◆ Goal: Of the material below, the lines to be retyped are those from the line containing "Recreate this image" through the line containing "const labelBase = [248, 248, 248, 27, 280, 300, 285, 532];", inclusive; reproduce them exactly.

◆ Exercise inputs:
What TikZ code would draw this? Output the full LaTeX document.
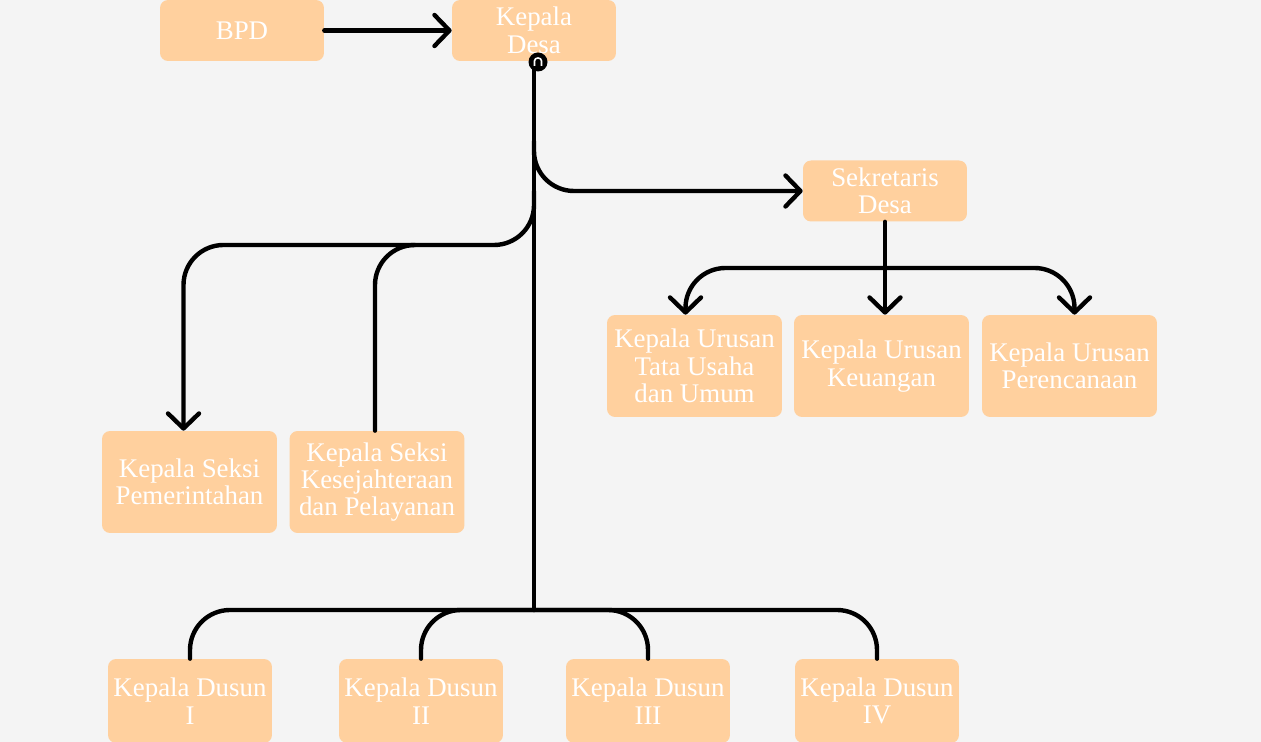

--

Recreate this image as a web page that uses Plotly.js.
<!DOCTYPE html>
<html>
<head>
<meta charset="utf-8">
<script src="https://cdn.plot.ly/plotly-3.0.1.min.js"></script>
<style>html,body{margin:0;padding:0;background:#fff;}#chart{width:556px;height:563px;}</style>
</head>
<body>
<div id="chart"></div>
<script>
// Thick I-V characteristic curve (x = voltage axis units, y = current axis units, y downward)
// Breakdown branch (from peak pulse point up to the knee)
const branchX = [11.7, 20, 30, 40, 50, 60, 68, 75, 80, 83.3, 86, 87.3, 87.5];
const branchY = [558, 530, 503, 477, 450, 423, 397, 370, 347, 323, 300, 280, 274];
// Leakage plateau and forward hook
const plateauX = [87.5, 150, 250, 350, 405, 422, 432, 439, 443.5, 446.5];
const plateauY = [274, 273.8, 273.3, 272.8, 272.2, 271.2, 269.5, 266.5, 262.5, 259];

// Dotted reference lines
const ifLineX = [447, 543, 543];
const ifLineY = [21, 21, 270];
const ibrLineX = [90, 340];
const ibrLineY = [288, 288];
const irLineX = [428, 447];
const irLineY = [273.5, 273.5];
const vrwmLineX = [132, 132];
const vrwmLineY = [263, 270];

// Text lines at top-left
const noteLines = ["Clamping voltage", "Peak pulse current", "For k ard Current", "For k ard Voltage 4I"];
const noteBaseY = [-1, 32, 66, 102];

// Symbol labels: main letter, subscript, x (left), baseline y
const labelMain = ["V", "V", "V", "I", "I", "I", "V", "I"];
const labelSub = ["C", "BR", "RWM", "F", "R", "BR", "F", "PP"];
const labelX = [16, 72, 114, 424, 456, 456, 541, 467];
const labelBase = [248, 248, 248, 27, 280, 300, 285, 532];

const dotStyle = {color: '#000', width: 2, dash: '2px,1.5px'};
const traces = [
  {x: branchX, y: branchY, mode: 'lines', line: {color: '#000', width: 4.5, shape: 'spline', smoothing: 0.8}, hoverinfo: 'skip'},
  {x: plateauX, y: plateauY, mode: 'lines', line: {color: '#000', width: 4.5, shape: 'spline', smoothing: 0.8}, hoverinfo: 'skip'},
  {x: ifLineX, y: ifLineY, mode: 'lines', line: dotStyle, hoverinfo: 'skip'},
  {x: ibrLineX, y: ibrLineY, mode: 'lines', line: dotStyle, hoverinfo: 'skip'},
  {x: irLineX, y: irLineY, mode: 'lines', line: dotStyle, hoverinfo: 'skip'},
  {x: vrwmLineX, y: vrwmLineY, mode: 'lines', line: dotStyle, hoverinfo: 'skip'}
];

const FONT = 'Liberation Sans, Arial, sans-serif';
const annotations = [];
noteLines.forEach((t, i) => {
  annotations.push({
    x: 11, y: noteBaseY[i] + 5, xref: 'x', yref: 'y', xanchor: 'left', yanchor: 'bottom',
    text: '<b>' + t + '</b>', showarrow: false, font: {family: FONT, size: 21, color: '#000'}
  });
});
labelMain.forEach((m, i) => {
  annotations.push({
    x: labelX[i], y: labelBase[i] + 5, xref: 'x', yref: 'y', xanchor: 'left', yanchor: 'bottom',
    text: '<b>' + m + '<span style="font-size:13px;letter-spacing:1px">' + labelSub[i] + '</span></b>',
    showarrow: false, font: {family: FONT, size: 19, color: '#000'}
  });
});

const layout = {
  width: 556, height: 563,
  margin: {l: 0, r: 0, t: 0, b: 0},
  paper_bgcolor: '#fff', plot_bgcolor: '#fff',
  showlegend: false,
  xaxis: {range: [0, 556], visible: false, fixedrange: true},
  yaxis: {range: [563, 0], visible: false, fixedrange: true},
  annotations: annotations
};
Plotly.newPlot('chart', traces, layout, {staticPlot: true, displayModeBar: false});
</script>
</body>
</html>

◆ Exercise solution:
Recreate this image as a web page that uses Plotly.js.
<!DOCTYPE html>
<html>
<head>
<meta charset="utf-8">
<script src="https://cdn.plot.ly/plotly-3.0.1.min.js"></script>
<style>html,body{margin:0;padding:0;background:#fff;}#chart{width:556px;height:563px;}</style>
</head>
<body>
<div id="chart"></div>
<script>
// Thick I-V characteristic curve (x = voltage axis units, y = current axis units, y downward)
// Breakdown branch (from peak pulse point up to the knee)
const branchX = [11.7, 20, 30, 40, 50, 60, 68, 75, 80, 83.3, 86, 87.3, 87.5];
const branchY = [558, 530, 503, 477, 450, 423, 397, 370, 347, 323, 300, 280, 274];
// Leakage plateau and forward hook
const plateauX = [87.5, 150, 250, 350, 405, 422, 432, 439, 443.5, 446.5];
const plateauY = [274, 273.8, 273.3, 272.8, 272.2, 271.2, 269.5, 266.5, 262.5, 259];

// Dotted reference lines
const ifLineX = [447, 543, 543];
const ifLineY = [21, 21, 270];
const ibrLineX = [90, 340];
const ibrLineY = [288, 288];
const irLineX = [428, 447];
const irLineY = [273.5, 273.5];
const vrwmLineX = [132, 132];
const vrwmLineY = [263, 270];

// Text lines at top-left
const noteLines = ["Clamping voltage", "Peak pulse current", "For k ard Current", "For k ard Voltage 4I"];
const noteBaseY = [-1, 32, 66, 102];

// Symbol labels: main letter, subscript, x (left), baseline y
const labelMain = ["V", "V", "V", "I", "I", "I", "V", "I"];
const labelSub = ["C", "BR", "RWM", "F", "R", "BR", "F", "PP"];
const labelX = [16, 72, 114, 424, 456, 456, 541, 467];
const labelBase = [248, 248, 248, 27, 280, 300, 285, 532];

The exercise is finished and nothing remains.